This was a new one for me. Today I was made aware that a group of employees are venting their frustrations over recent company changes on Facebook. Some of the entries are benign, others are derogatory.
No, I do not want to stifle their ability to vent, or compromise their freedom of speech, but publicly bashing your employer seems to be like biting the hand that feeds you.
How have others dealt with this? I know I can not be the only one confronted with this situation.
You are right to be concerned. Every employer needs a social media policy. Unfortunately, when employees post negative statements online, on applications like Facebook, Linkedin or Twitter, those messages are public and permanent. IT experts can read the info from any Facebook account, regardless of privacy status.
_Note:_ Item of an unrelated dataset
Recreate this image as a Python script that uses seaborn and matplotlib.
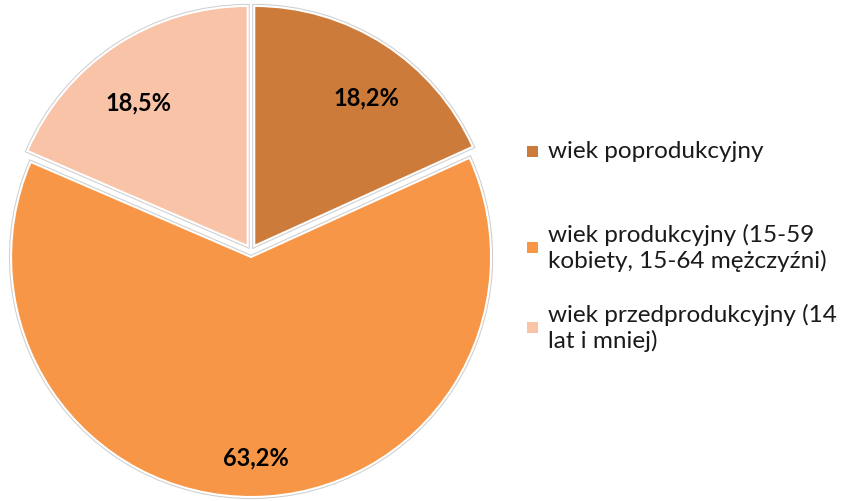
import seaborn as sns
import matplotlib.pyplot as plt
import matplotlib.patheffects as pe
from matplotlib.patches import Rectangle

sns.set_style('white')
plt.rcParams['font.family'] = ['Lato', 'DejaVu Sans']

# dane
kategorie = ['wiek poprodukcyjny',
             'wiek produkcyjny (15-59\nkobiety, 15-64 mężczyźni)',
             'wiek przedprodukcyjny (14\nlat i mniej)']
udzialy = [18.2, 63.2, 18.5]
etykiety = ['18,2%', '63,2%', '18,5%']
kolory = ['#CD7B3A', '#F79646', '#F9C3A8']

W, H = 843, 502
fig = plt.figure(figsize=(W / 100, H / 100), dpi=100)

# os kola - promien 240 px, srodek (251, 252)
R = 240
cx, cy = 251, 252
lim = 1.04
ax = fig.add_axes([(cx - lim * R) / W, (H - cy - lim * R) / H,
                   2 * lim * R / W, 2 * lim * R / H])

wedges, texts = ax.pie(udzialy, colors=kolory, startangle=90, counterclock=False,
                       explode=[0.025, 0.025, 0.025], radius=1,
                       wedgeprops=dict(edgecolor='white', linewidth=1.5))
for w in wedges:
    w.set_path_effects([pe.Stroke(linewidth=3, foreground='#cfcfcf'), pe.Normal()])

# etykiety procentowe
pozycje = [(0.48, 0.64), (0.02, -0.86), (-0.47, 0.62)]
for (x, y), t in zip(pozycje, etykiety):
    ax.text(x, y, t, ha='center', va='center', fontsize=17, fontweight='bold', color='black')

ax.set_xlim(-lim, lim)
ax.set_ylim(-lim, lim)
ax.set_aspect('equal')
ax.axis('off')

# legenda
legenda_y = [152, 248, 328]
for y, k, c in zip(legenda_y, kategorie, kolory):
    fig.patches.append(Rectangle((527 / W, 1 - (y + 5.5) / H), 11 / W, 11 / H,
                                 transform=fig.transFigure, facecolor=c, edgecolor='none'))
    fig.text(548 / W, 1 - y / H, k, ha='left', va='center', fontsize=17.5,
             linespacing=1.2, color='#1a1a1a')

fig.savefig('out.png', dpi=100)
And, some sites keep a permanent record of online postings, even after they have been deleted. Even if employees believe they are anonymous online, their identity and the identity of the company can be traced.
You may want to protect your employees right to free expression, but posting negative information on Facebook is not like griping in the breakroom. It is like spouting negative information in an interview on the front page of the New York Times.
Most employers already have policies in place that prohibit employees from revealing confidential information or making negative public statements about the company, its products, services, management or customers. Usually an employee who does so can be disciplined or terminated. You only need to remind employees that this applies to information posted on the Internet, especially on applications such as Facebook or Twitter.
If you want to craft a separate social media policy, here are some items to consider:
1) Employees should realize that while in cyberspace they are in a public space and officially representing the company.They should not say anything they would not say at an open microphone at a Chamber of Commerce dinner or a professional association meeting.
2) Employees should not post any confidential, financial, sensitive or proprietary information about the company, its applicants, customers, vendors or contacts
3) Employees should show respect online for former, current and potentical customers, employees and competitors
4) Employees should not engage in name-calling or any behavior that will reflect negatively on the company, business partners or vendors
5) Social media sites should not be used to air personal complaints about a supervisor, coworker or the company Be aware that information remains in cyberspace forever. Use privacy settings but be aware that nothing online is every truly private; not can it ever really be deleted.
6) Do not respond to negative information. This just results in flaming. Instead, contact HR or management.
7) Employees who violate these policies may be disciplined or terminated.
Our immediate suggestion for this situation is that you remind employees of any policy you have about presenting the company in a bad light to the public. You may want to suggest that emails are a more appropriate venue for airing gripes than a public forum like Facebook.
This policy should be a regular part of your orientation for new employees, so they know what to expect.